Euromonitor International, a research company recently released a study into Internet access and usage in emerging markets from 2011 to 2020. They focused their attentions on 25 countries, which include only one sub-Saharan African country: South Africa. (See the image associated with their report at the bottom of this entry).
It boggles my mind that organisations around the world continually just ignore the ±35 countries of sub-Saharan Africa. This is the fastest growing demographic region of the world, with nearly as many people as India or China. None of the countries in this region is in economic decline – in fact, many have growth rates above 6%, and a few are in double figures. In some industries, these regions represent the fastest growing markets in the world. And that couldn’t be more true than with telecoms. How could a study like this just ignore Africa, but especially exclude Nigeria and Kenya?
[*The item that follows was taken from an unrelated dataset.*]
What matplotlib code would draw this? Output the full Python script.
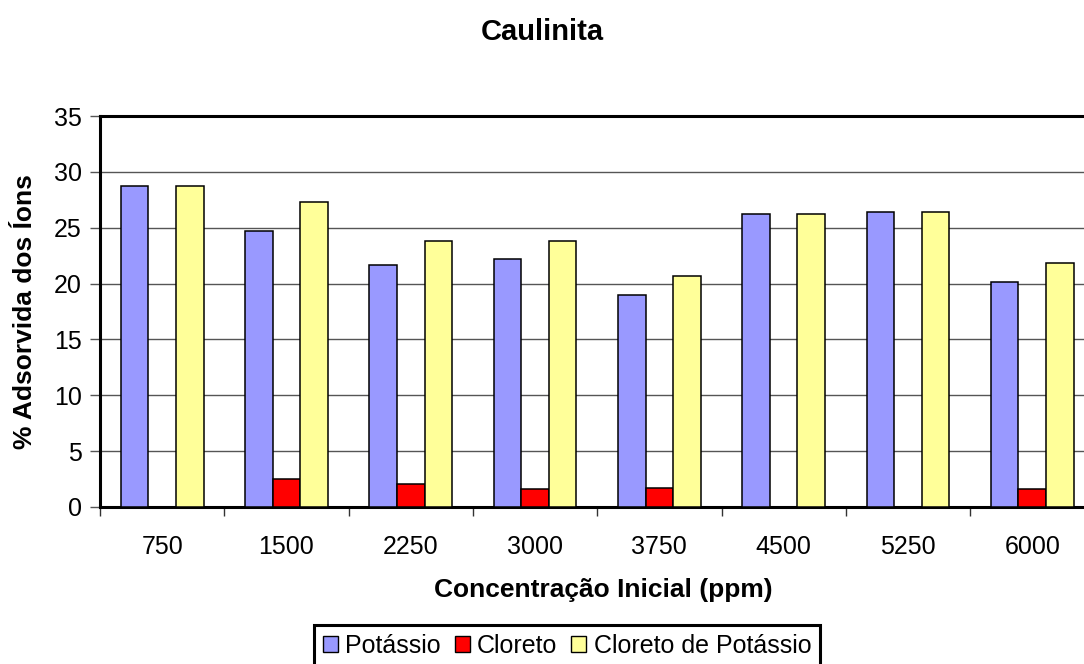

To be fair, they probably simply used one of the standard definitions of “emerging market“. These apply to countries with rapid growth and industrialisation. But the world is moving so quickly right now that this term is obviously out-of-date. Wikipedia does a great synthesis of the various “official” definitions, and 44 countries emerge on their list. Other economist suggest as many as 81 countries now fit the definition – for example, Forbes.
So, it might just have been laziness, but the Euromonitor research excluded the world’s fastest growing mobile phone market – Nigeria – when looking to assess Internet and data usage over the next decade. You’d struggle to imagine that in 2020 we’ll look back at this report and say they were correct to just ignore Africa.
Too many companies are doing just that. And they’ll kick themselves at the end of this decade. But, then, they probably were ignoring South East Asia about two decades ago, so they have some form in this department.
My simple message: stop ignoring Africa. It is the last frontier.